Write out the listing below again, precisely as it is given.

◆ **DATASET SECTION**:
-----

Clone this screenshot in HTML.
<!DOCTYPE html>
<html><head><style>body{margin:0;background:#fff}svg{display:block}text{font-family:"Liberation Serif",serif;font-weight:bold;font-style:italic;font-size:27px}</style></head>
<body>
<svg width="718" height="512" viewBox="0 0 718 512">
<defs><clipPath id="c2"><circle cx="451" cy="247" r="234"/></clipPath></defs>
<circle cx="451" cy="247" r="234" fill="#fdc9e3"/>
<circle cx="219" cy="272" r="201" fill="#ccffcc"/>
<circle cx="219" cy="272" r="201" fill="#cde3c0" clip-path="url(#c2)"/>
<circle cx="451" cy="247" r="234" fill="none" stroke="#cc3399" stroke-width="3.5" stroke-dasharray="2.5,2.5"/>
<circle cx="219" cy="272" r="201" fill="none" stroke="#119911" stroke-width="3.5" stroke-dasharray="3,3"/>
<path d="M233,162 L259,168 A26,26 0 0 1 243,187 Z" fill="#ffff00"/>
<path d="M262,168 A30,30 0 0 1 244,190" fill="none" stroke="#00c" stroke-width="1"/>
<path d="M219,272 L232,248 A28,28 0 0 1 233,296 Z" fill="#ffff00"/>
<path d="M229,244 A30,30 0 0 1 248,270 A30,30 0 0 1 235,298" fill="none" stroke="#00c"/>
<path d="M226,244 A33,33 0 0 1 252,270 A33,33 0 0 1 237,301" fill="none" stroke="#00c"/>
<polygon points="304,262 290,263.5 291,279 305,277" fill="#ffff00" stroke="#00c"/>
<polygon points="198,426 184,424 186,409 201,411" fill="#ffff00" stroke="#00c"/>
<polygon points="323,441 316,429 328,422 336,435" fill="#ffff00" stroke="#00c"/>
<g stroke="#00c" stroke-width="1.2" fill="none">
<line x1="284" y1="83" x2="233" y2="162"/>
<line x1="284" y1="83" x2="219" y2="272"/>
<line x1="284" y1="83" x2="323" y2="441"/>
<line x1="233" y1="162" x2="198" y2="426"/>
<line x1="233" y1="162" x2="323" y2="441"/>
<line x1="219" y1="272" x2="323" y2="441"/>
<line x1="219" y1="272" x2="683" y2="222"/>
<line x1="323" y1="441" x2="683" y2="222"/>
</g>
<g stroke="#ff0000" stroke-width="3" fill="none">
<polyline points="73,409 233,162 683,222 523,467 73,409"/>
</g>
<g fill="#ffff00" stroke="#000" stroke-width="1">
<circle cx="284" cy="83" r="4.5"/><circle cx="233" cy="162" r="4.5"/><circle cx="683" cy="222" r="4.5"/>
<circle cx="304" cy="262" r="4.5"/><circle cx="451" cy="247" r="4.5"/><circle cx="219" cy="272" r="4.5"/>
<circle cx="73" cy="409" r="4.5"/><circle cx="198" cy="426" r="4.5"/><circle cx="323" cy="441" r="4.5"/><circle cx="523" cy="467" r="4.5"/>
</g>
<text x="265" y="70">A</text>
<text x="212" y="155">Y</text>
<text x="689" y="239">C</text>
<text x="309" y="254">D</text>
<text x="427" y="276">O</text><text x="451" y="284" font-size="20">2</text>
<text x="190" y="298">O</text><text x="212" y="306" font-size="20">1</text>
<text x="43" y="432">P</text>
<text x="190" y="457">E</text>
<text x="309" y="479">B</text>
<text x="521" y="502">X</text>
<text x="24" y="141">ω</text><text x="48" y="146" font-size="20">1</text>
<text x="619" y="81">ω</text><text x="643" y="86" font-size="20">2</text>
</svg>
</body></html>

-----

◆ **OUTPUT BELOW**:
Clone this screenshot in HTML.
<!DOCTYPE html>
<html><head><style>body{margin:0;background:#fff}svg{display:block}text{font-family:"Liberation Serif",serif;font-weight:bold;font-style:italic;font-size:27px}</style></head>
<body>
<svg width="718" height="512" viewBox="0 0 718 512">
<defs><clipPath id="c2"><circle cx="451" cy="247" r="234"/></clipPath></defs>
<circle cx="451" cy="247" r="234" fill="#fdc9e3"/>
<circle cx="219" cy="272" r="201" fill="#ccffcc"/>
<circle cx="219" cy="272" r="201" fill="#cde3c0" clip-path="url(#c2)"/>
<circle cx="451" cy="247" r="234" fill="none" stroke="#cc3399" stroke-width="3.5" stroke-dasharray="2.5,2.5"/>
<circle cx="219" cy="272" r="201" fill="none" stroke="#119911" stroke-width="3.5" stroke-dasharray="3,3"/>
<path d="M233,162 L259,168 A26,26 0 0 1 243,187 Z" fill="#ffff00"/>
<path d="M262,168 A30,30 0 0 1 244,190" fill="none" stroke="#00c" stroke-width="1"/>
<path d="M219,272 L232,248 A28,28 0 0 1 233,296 Z" fill="#ffff00"/>
<path d="M229,244 A30,30 0 0 1 248,270 A30,30 0 0 1 235,298" fill="none" stroke="#00c"/>
<path d="M226,244 A33,33 0 0 1 252,270 A33,33 0 0 1 237,301" fill="none" stroke="#00c"/>
<polygon points="304,262 290,263.5 291,279 305,277" fill="#ffff00" stroke="#00c"/>
<polygon points="198,426 184,424 186,409 201,411" fill="#ffff00" stroke="#00c"/>
<polygon points="323,441 316,429 328,422 336,435" fill="#ffff00" stroke="#00c"/>
<g stroke="#00c" stroke-width="1.2" fill="none">
<line x1="284" y1="83" x2="233" y2="162"/>
<line x1="284" y1="83" x2="219" y2="272"/>
<line x1="284" y1="83" x2="323" y2="441"/>
<line x1="233" y1="162" x2="198" y2="426"/>
<line x1="233" y1="162" x2="323" y2="441"/>
<line x1="219" y1="272" x2="323" y2="441"/>
<line x1="219" y1="272" x2="683" y2="222"/>
<line x1="323" y1="441" x2="683" y2="222"/>
</g>
<g stroke="#ff0000" stroke-width="3" fill="none">
<polyline points="73,409 233,162 683,222 523,467 73,409"/>
</g>
<g fill="#ffff00" stroke="#000" stroke-width="1">
<circle cx="284" cy="83" r="4.5"/><circle cx="233" cy="162" r="4.5"/><circle cx="683" cy="222" r="4.5"/>
<circle cx="304" cy="262" r="4.5"/><circle cx="451" cy="247" r="4.5"/><circle cx="219" cy="272" r="4.5"/>
<circle cx="73" cy="409" r="4.5"/><circle cx="198" cy="426" r="4.5"/><circle cx="323" cy="441" r="4.5"/><circle cx="523" cy="467" r="4.5"/>
</g>
<text x="265" y="70">A</text>
<text x="212" y="155">Y</text>
<text x="689" y="239">C</text>
<text x="309" y="254">D</text>
<text x="427" y="276">O</text><text x="451" y="284" font-size="20">2</text>
<text x="190" y="298">O</text><text x="212" y="306" font-size="20">1</text>
<text x="43" y="432">P</text>
<text x="190" y="457">E</text>
<text x="309" y="479">B</text>
<text x="521" y="502">X</text>
<text x="24" y="141">ω</text><text x="48" y="146" font-size="20">1</text>
<text x="619" y="81">ω</text><text x="643" y="86" font-size="20">2</text>
</svg>
</body></html>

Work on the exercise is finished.